Awesome Nephew called me late Friday afternoon to relay a message from Maggie’s sister that she had gotten a good report on the results of her chemo and was on her way back to her brother’s home. However, shortly after I got home from the FreedomWorks 9/12 March and Rally in Washington, D.C., this evening, I received a call from Maggie’s sister that Maggie’s condition has deteriorated and she is back in Lexington, KY, at the Markey Cancer Center.
After Maggie was discharged from hospital in Lexington on Friday and left with her brother and sister, someone reviewed Maggie’s blood tests and discovered her platelets were very low. They called her and told her to come back to the ER before she made it to the edge of town. The three of them spent all night at the ER so they could get the platelet situation improved and Maggie was discharged on Saturday. Maggie was at her brother’s home early Sunday morning when she began to vomit blood again. From the local hospital’s ER, Maggie was transported back to the Markey Cancer Center in Lexington. Her brother and sister are with her. Maggie is unconscious.

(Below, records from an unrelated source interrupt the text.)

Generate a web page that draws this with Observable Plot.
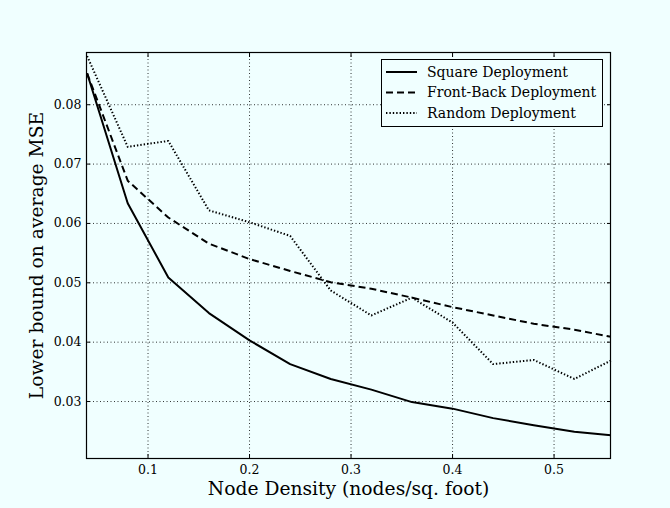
<!DOCTYPE html>
<html>
<head>
<meta charset="utf-8">
<script src="https://cdn.jsdelivr.net/npm/d3@7"></script>
<script src="https://cdn.jsdelivr.net/npm/@observablehq/plot@0.6"></script>
<style>
  html, body { margin: 0; padding: 0; background: #f0ffff; }
  #chart svg { display: block; }
</style>
</head>
<body>
<div id="chart"></div>
<script>
const density = [0.04, 0.08, 0.12, 0.16, 0.20, 0.24, 0.28, 0.32, 0.36, 0.40, 0.44, 0.48, 0.52, 0.556];
const squareMSE = [0.0853, 0.0634, 0.0509, 0.0449, 0.0403, 0.0363, 0.0338, 0.0320, 0.0299, 0.0288, 0.0272, 0.0260, 0.0249, 0.0243];
const frontBackMSE = [0.0853, 0.0672, 0.0610, 0.0566, 0.0540, 0.0520, 0.0501, 0.0490, 0.0475, 0.0459, 0.0445, 0.0431, 0.0421, 0.0409];
const randomMSE = [0.0882, 0.0729, 0.0739, 0.0622, 0.0602, 0.0579, 0.0487, 0.0445, 0.0475, 0.0433, 0.0363, 0.0370, 0.0338, 0.0369];
const seriesNames = ["Square Deployment", "Front-Back Deployment", "Random Deployment"];
const xTicks = [0.1, 0.2, 0.3, 0.4, 0.5];
const yTicks = [0.03, 0.04, 0.05, 0.06, 0.07, 0.08];
const xLabel = "Node Density (nodes/sq. foot)";
const yLabel = "Lower bound on average MSE";

const allValues = [squareMSE, frontBackMSE, randomMSE];
const dashes = [null, "7,4", "1.4,2"];
const rows = [];
allValues.forEach((vals, s) => vals.forEach((v, i) => rows.push({series: seriesNames[s], x: density[i], y: v})));

const font = "'DejaVu Serif', serif";

const lineMarks = seriesNames.map((name, s) =>
  Plot.line(rows.filter(d => d.series === name), {
    x: "x", y: "y", stroke: "black", strokeWidth: 2, strokeLinecap: "butt",
    strokeDasharray: dashes[s] ?? undefined
  })
);

const chart = Plot.plot({
  width: 670,
  height: 508,
  marginLeft: 86,
  marginRight: 60,
  marginTop: 52,
  marginBottom: 50,
  style: {background: "#f0ffff", fontFamily: font, fontSize: "12.5px", color: "black"},
  x: {domain: [0.0394, 0.5556], ticks: xTicks},
  y: {domain: [0.0204, 0.0888], ticks: yTicks},
  marks: [
    Plot.gridX(xTicks, {stroke: "black", strokeOpacity: 1, strokeWidth: 0.8, strokeDasharray: "1,2.5"}),
    Plot.gridY(yTicks, {stroke: "black", strokeOpacity: 1, strokeWidth: 0.8, strokeDasharray: "1,2.5"}),
    ...lineMarks,
    Plot.frame({stroke: "black", strokeWidth: 1.2}),
    Plot.axisX(xTicks, {anchor: "bottom", tickSize: 0, tickPadding: 7, label: null, tickFormat: d3.format(".1f"), fontSize: 12.5}),
    Plot.axisX(xTicks, {anchor: "bottom", tickSize: -4, tickFormat: () => "", label: null}),
    Plot.axisX(xTicks, {anchor: "top", tickSize: -4, tickFormat: () => "", label: null}),
    Plot.axisY(yTicks, {anchor: "left", tickSize: 0, tickPadding: 5, label: null, tickFormat: d3.format(".2f"), fontSize: 12.5}),
    Plot.axisY(yTicks, {anchor: "left", tickSize: -4, tickFormat: () => "", label: null}),
    Plot.axisY(yTicks, {anchor: "right", tickSize: -4, tickFormat: () => "", label: null}),
    Plot.text([xLabel], {frameAnchor: "bottom", lineAnchor: "middle", textAnchor: "middle", dy: 31, fontSize: 18.7, fill: "black"}),
    Plot.text([yLabel], {frameAnchor: "left", lineAnchor: "middle", textAnchor: "middle", rotate: -90, dx: -49, fontSize: 18.7, fill: "black"})
  ]
});

// Legend
const svg = d3.select(chart);
const lg = svg.append("g").attr("font-family", font).attr("font-size", 14).attr("text-anchor", "start");
lg.append("rect").attr("x", 381.5).attr("y", 59.5).attr("width", 221).attr("height", 67)
  .attr("fill", "#f0ffff").attr("stroke", "black").attr("stroke-width", 1);
seriesNames.forEach((name, i) => {
  const yy = 72 + i * 20.5;
  lg.append("line").attr("x1", 386).attr("x2", 417).attr("y1", yy).attr("y2", yy)
    .attr("stroke", "black").attr("stroke-width", 2)
    .attr("stroke-dasharray", dashes[i]);
  lg.append("text").attr("x", 427).attr("y", yy).attr("dy", "0.35em").attr("fill", "black").text(name);
});

document.getElementById("chart").appendChild(chart);
</script>
</body>
</html>
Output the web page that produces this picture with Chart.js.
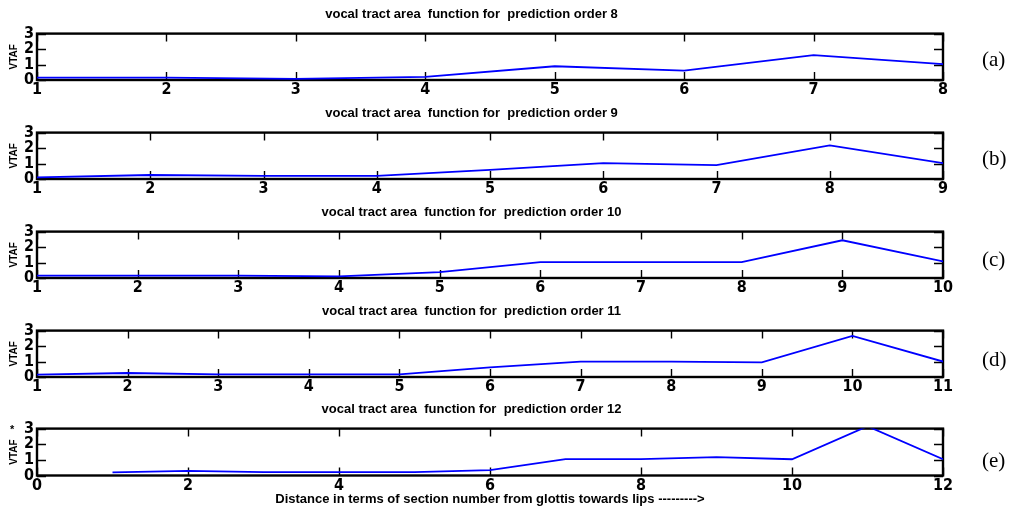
<!DOCTYPE html>
<html lang="en">
<head>
    <meta charset="UTF-8">
    <title>vocal tract area function</title>
    <script src="https://cdn.jsdelivr.net/npm/chart.js"></script>
    <style>
        body { margin: 0; background: #fff; width: 1019px; height: 510px; position: relative; overflow: hidden; }
        canvas { position: absolute; left: 0; }
        .tag { position: absolute; left: 982px; font: 21px "Liberation Serif", "Times New Roman", serif; color: #000; line-height: 24px; }
        .star { position: absolute; left: 10px; top: 423px; font: bold 11px "Liberation Sans", Arial, sans-serif; }
    </style>
</head>
<body>
    <canvas id="c8" width="1019" height="100" style="top:0px"></canvas>
    <canvas id="c9" width="1019" height="100" style="top:99px"></canvas>
    <canvas id="c10" width="1019" height="100" style="top:198px"></canvas>
    <canvas id="c11" width="1019" height="100" style="top:297px"></canvas>
    <canvas id="c12" width="1019" height="115" style="top:395px"></canvas>

    <div class="tag" style="top:47px">(a)</div>
    <div class="tag" style="top:146px">(b)</div>
    <div class="tag" style="top:247px">(c)</div>
    <div class="tag" style="top:347px">(d)</div>
    <div class="tag" style="top:448px">(e)</div>
    <div class="star">*</div>

    <script>
        // prediction orders, one panel each
        const orders = [8, 9, 10, 11, 12];
        // VTAF per section (section 1..order)
        const vtaf8 = [0.15, 0.15, 0.07, 0.2, 0.89, 0.61, 1.61, 1.02];
        const vtaf9 = [0.1, 0.26, 0.2, 0.2, 0.59, 1.02, 0.9, 2.17, 1.02];
        const vtaf10 = [0.15, 0.15, 0.15, 0.1, 0.38, 1.03, 1.03, 1.03, 2.44, 1.07];
        const vtaf11 = [0.15, 0.26, 0.17, 0.17, 0.17, 0.62, 1.0, 1.0, 0.95, 2.66, 1.0];
        const vtaf12 = [0.2, 0.3, 0.22, 0.22, 0.22, 0.34, 1.05, 1.05, 1.18, 1.04, 3.15, 1.04];
        const allVtaf = [vtaf8, vtaf9, vtaf10, vtaf11, vtaf12];
        // x axis range and tick step per panel
        const xMin = [1, 1, 1, 1, 0];
        const xStep = [1, 1, 1, 1, 2];
        const yTicks = [0, 1, 2, 3];

        const tickFont = { family: "'Liberation Sans Narrow', 'DejaVu Sans Condensed', 'Arial Narrow', sans-serif", size: 16, weight: 'bold', lineHeight: 1 };
        const textFont = { family: "'Liberation Sans', Arial, sans-serif", size: 13, weight: 'bold' };

        // matlab style box with inward ticks on all four sides
        const frameTicks = {
            id: 'frameTicks',
            beforeDatasetsDraw(chart) {
                const { ctx, chartArea: a, scales: { x, y } } = chart;
                ctx.save();
                ctx.strokeStyle = '#000';
                ctx.lineWidth = 1.4;
                ctx.beginPath();
                x.ticks.forEach((t, i) => {
                    const px = Math.round(x.getPixelForTick(i)) + 0.5;
                    ctx.moveTo(px, a.top); ctx.lineTo(px, a.top + 8);
                    ctx.moveTo(px, a.bottom); ctx.lineTo(px, a.bottom - 8);
                });
                y.ticks.forEach((t, i) => {
                    const py = Math.round(y.getPixelForTick(i)) + 0.5;
                    ctx.moveTo(a.left, py); ctx.lineTo(a.left + 9, py);
                    ctx.moveTo(a.right, py); ctx.lineTo(a.right - 9, py);
                });
                ctx.stroke();
                ctx.lineWidth = 2.4;
                ctx.strokeRect(a.left, a.top, a.right - a.left, a.bottom - a.top);
                ctx.restore();
            }
        };

        orders.forEach((order, k) => {
            const vals = allVtaf[k];
            const last = k === orders.length - 1;
            const points = vals.map((v, i) => ({ x: i + 1, y: v }));
            new Chart(document.getElementById('c' + order), {
                type: 'line',
                data: {
                    datasets: [{
                        data: points,
                        borderColor: '#0000ff',
                        borderWidth: 1.8,
                        pointRadius: 0,
                        fill: false,
                        tension: 0
                    }]
                },
                options: {
                    responsive: false,
                    animation: false,
                    events: [],
                    layout: { padding: { left: 0, right: 76, top: 7, bottom: 0 } },
                    plugins: {
                        legend: { display: false },
                        tooltip: { enabled: false },
                        title: {
                            display: true,
                            text: 'vocal tract area  function for  prediction order ' + order,
                            color: '#000',
                            font: textFont,
                            padding: { top: 0, bottom: 11 }
                        }
                    },
                    scales: {
                        x: {
                            type: 'linear',
                            min: xMin[k],
                            max: order,
                            grid: { display: false, drawTicks: false },
                            border: { display: false },
                            ticks: { stepSize: xStep[k], color: '#000', font: tickFont, padding: 2, maxRotation: 0 },
                            title: {
                                display: last,
                                text: 'Distance in terms of section number from glottis towards lips --------->',
                                color: '#000',
                                font: textFont,
                                padding: { top: 0, bottom: 3 }
                            },
                            afterFit(scale) { scale.height = last ? 34.5 : 20; }
                        },
                        y: {
                            min: 0,
                            max: 3,
                            afterBuildTicks(scale) { scale.ticks = yTicks.map(v => ({ value: v })); },
                            grid: { display: false, drawTicks: false },
                            border: { display: false },
                            ticks: { color: '#000', font: tickFont, padding: 3, autoSkip: false },
                            title: {
                                display: true,
                                text: 'VTAF',
                                color: '#000',
                                font: { family: "'Liberation Sans', Arial, sans-serif", size: 10, weight: 'bold' },
                                padding: { top: 8, bottom: 0 }
                            },
                            afterFit(scale) { scale.width = 37; }
                        }
                    }
                },
                plugins: [frameTicks]
            });
        });
    </script>
</body>
</html>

Maggie’s brother and sister are scheduled to talk with a social worker tomorrow about Maggie’s end-of-life care decisions. A social worker is not licensed to practice medicine and therefore is extremely unlikely to explain the implications of any of the decisions, such as CPR, ventilation (intubation and connection to a breathing machine), feeding tube or antibiotics. Maggie has not been eating or drinking for some time, judging from how thin she is. Her sister says they cannot get Maggie to eat or drink. I’ve explained that as the body is shutting down in the end-of-life process, it can’t handle much food or drink. I also told her that CPR will break Maggie’s ribs, but restoring her heart rhythm is not going to cure her or give her much more time. Also, when someone is dying and intubation for ventilation is not a bridge back to health, it can be difficult to end.
Everyone is fighting in accordance with Maggie’s wishes for her to have every moment of life we can get for her. But my observation in providing end-of-life care for my late life partner and other loved ones is that when Death means business, he comes from several directions. I don’t think Maggie will make it home for me to care for her. Right now we don’t feel sure she will regain consciousness. I appreciate all prayers and good thoughts for her.
(Disclaimer: I’m not a doctor and I’m not giving medical advice. Please consult a licensed medical professional for advice specific to your situation.)